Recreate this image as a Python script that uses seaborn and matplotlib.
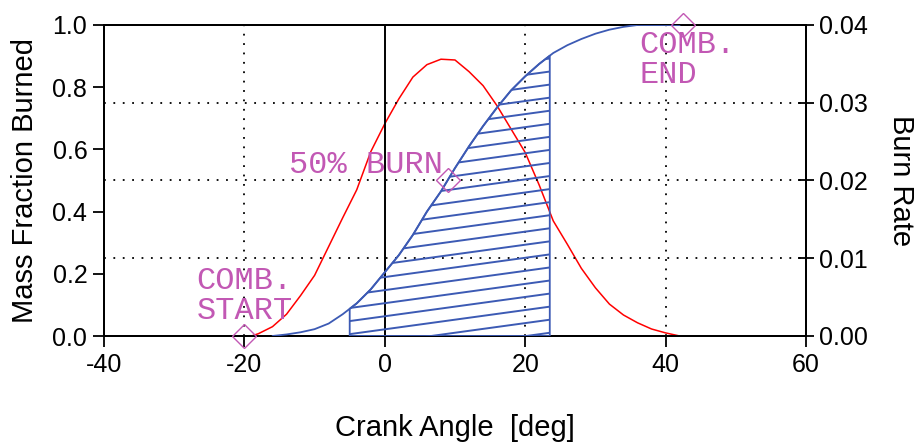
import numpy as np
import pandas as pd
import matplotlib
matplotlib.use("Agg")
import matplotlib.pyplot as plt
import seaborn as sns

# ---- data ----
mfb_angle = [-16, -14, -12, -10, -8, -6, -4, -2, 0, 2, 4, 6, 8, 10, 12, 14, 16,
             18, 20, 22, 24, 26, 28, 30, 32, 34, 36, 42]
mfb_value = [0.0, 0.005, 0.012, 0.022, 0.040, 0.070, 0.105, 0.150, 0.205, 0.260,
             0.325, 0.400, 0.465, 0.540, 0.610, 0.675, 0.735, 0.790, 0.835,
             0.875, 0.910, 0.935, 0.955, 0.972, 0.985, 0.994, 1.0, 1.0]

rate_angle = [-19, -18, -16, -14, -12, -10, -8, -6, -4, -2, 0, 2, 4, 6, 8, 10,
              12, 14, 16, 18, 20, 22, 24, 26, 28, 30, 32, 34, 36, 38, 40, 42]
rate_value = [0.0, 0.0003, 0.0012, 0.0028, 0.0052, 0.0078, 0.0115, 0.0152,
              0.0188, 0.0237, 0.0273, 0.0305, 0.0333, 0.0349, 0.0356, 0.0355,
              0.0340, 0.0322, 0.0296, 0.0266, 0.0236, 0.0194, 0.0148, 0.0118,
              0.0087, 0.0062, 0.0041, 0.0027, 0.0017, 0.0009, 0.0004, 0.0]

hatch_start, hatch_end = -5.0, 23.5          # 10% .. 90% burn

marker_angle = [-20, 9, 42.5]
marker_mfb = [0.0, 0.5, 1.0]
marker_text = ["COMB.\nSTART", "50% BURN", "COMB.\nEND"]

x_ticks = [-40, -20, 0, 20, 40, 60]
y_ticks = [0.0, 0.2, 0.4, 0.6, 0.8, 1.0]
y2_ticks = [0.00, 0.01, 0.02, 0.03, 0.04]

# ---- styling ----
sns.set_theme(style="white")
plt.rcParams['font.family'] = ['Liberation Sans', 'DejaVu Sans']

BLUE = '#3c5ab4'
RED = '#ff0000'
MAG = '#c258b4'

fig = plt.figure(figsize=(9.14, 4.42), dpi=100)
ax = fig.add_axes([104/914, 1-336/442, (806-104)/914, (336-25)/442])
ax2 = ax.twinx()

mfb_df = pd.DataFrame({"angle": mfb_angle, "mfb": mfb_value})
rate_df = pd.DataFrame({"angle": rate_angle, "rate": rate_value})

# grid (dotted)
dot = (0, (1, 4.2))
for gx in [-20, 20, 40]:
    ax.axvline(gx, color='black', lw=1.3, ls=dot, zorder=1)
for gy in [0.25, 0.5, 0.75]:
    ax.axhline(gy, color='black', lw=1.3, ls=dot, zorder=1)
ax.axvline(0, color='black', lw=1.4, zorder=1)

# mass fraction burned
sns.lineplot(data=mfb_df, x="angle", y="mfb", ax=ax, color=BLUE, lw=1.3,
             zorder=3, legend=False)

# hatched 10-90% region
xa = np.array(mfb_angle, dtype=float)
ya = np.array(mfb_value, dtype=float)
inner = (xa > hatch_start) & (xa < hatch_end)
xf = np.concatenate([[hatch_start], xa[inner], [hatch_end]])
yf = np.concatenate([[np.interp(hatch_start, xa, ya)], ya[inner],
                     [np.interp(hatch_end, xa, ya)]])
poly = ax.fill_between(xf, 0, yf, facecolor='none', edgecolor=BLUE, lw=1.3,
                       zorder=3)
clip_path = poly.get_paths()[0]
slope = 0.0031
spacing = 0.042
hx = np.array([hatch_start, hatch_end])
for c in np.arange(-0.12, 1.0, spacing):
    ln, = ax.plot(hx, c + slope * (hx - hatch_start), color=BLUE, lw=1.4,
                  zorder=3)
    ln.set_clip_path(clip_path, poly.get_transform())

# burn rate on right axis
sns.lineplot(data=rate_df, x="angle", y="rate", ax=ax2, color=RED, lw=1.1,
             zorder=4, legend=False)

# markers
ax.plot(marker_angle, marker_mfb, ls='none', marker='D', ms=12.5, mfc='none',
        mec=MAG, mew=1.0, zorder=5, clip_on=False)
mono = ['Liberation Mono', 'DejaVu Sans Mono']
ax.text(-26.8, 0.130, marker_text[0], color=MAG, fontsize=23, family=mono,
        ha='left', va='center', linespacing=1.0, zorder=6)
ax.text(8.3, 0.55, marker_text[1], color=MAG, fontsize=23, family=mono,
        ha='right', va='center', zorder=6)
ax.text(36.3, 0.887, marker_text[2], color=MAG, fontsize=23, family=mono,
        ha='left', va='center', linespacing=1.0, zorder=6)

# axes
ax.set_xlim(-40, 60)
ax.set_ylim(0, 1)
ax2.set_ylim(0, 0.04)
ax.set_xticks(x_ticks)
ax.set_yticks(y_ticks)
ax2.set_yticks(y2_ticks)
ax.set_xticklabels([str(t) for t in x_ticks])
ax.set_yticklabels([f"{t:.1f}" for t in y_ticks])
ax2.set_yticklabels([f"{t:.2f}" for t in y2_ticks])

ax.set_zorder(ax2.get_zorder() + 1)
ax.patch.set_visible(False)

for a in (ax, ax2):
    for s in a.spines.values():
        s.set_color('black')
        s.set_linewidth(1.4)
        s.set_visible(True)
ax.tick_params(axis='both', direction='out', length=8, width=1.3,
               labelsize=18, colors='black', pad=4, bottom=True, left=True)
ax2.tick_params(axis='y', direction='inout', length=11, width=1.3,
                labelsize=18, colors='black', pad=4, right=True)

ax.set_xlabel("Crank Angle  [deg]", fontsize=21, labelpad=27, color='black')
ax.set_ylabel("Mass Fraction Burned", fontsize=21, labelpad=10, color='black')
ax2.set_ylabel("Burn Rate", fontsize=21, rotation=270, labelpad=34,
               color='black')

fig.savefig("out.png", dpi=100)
________
(What the exercise asks)
Write out, word for word, the lines from the start of the data through the one holding "0.875, 0.910, 0.935, 0.955, 0.972, 0.985, 0.994, 1.0, 1.0]". Omit pictures.

(Answer to this task)
Recreate this image as a Python script that uses seaborn and matplotlib.
import numpy as np
import pandas as pd
import matplotlib
matplotlib.use("Agg")
import matplotlib.pyplot as plt
import seaborn as sns

# ---- data ----
mfb_angle = [-16, -14, -12, -10, -8, -6, -4, -2, 0, 2, 4, 6, 8, 10, 12, 14, 16,
             18, 20, 22, 24, 26, 28, 30, 32, 34, 36, 42]
mfb_value = [0.0, 0.005, 0.012, 0.022, 0.040, 0.070, 0.105, 0.150, 0.205, 0.260,
             0.325, 0.400, 0.465, 0.540, 0.610, 0.675, 0.735, 0.790, 0.835,
             0.875, 0.910, 0.935, 0.955, 0.972, 0.985, 0.994, 1.0, 1.0]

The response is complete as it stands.